WRITTEN REQUEST – What lines of the data hold the string "this"? Pull each one out.

RAW RECORDS –
┌────────
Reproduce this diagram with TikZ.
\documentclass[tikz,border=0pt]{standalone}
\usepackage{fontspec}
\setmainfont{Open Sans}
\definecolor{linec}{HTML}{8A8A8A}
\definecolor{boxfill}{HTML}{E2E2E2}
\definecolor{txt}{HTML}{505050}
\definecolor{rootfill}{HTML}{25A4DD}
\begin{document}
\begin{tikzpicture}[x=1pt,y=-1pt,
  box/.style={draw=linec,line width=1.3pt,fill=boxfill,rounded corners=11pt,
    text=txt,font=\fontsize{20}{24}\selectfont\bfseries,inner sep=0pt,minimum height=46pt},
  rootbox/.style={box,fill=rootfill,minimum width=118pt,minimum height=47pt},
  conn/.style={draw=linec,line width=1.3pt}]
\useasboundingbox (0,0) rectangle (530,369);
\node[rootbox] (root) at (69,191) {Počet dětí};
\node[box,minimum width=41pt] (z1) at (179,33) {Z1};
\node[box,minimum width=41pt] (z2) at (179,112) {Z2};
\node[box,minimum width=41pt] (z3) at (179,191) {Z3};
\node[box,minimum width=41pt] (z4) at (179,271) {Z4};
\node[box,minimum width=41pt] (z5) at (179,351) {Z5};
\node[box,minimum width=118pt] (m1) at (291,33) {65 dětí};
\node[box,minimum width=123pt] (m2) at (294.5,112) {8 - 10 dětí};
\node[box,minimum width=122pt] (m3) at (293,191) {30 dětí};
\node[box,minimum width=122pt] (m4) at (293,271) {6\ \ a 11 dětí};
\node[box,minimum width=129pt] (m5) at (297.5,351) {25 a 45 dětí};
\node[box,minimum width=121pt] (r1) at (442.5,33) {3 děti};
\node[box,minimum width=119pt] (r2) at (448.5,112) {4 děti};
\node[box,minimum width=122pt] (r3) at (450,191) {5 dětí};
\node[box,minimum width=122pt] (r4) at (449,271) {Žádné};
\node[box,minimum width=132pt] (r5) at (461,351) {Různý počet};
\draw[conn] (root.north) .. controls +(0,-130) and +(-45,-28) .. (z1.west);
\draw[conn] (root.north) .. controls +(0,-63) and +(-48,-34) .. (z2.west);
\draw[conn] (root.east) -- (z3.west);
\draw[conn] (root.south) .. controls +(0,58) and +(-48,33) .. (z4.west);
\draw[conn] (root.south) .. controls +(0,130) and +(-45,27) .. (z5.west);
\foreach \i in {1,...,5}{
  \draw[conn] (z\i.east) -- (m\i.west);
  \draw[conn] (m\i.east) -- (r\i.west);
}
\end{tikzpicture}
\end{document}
└────────
┌────────
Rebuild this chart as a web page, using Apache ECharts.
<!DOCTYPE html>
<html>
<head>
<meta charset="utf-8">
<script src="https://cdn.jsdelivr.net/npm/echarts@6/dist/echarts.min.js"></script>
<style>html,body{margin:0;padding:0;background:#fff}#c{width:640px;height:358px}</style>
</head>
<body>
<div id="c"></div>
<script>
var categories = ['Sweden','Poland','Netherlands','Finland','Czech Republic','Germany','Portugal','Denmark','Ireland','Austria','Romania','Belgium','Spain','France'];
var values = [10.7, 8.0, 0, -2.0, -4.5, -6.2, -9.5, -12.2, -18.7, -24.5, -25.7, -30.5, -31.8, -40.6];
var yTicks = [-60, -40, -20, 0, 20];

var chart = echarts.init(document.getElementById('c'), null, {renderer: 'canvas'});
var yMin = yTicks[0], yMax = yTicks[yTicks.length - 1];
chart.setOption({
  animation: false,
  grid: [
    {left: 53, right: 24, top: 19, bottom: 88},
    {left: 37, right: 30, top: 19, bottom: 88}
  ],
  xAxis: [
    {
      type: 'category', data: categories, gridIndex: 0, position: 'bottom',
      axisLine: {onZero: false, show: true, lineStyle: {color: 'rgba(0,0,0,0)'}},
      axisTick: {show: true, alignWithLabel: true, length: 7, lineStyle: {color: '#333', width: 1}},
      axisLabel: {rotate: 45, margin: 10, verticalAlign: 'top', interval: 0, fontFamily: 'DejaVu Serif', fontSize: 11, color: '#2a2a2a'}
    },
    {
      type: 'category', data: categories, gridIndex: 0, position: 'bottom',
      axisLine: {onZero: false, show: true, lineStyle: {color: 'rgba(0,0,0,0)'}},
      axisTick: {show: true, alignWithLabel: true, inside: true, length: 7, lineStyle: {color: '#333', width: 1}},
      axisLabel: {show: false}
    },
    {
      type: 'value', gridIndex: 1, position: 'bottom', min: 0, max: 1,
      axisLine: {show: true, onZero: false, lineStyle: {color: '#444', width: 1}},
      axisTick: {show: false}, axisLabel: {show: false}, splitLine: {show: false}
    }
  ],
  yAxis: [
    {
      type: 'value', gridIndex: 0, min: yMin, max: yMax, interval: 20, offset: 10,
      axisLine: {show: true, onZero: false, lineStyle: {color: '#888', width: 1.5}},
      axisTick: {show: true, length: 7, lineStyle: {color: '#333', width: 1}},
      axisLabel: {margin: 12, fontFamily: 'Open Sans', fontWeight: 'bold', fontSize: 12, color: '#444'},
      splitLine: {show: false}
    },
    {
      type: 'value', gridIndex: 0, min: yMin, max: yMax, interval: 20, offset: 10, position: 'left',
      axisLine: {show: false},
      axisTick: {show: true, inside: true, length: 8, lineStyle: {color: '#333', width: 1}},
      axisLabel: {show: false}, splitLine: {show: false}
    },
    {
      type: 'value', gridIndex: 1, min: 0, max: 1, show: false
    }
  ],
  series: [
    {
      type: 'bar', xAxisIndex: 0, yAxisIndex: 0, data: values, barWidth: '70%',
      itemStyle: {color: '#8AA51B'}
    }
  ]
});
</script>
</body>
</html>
└────────
┌────────
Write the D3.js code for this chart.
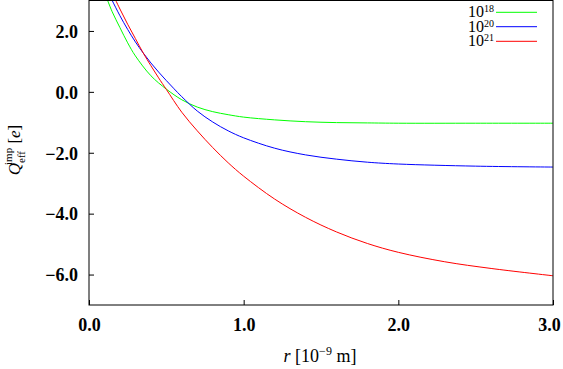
└────────
SOLUTION –
Reproduce this diagram with TikZ.
Rebuild this chart as a web page, using Apache ECharts.
Write the D3.js code for this chart.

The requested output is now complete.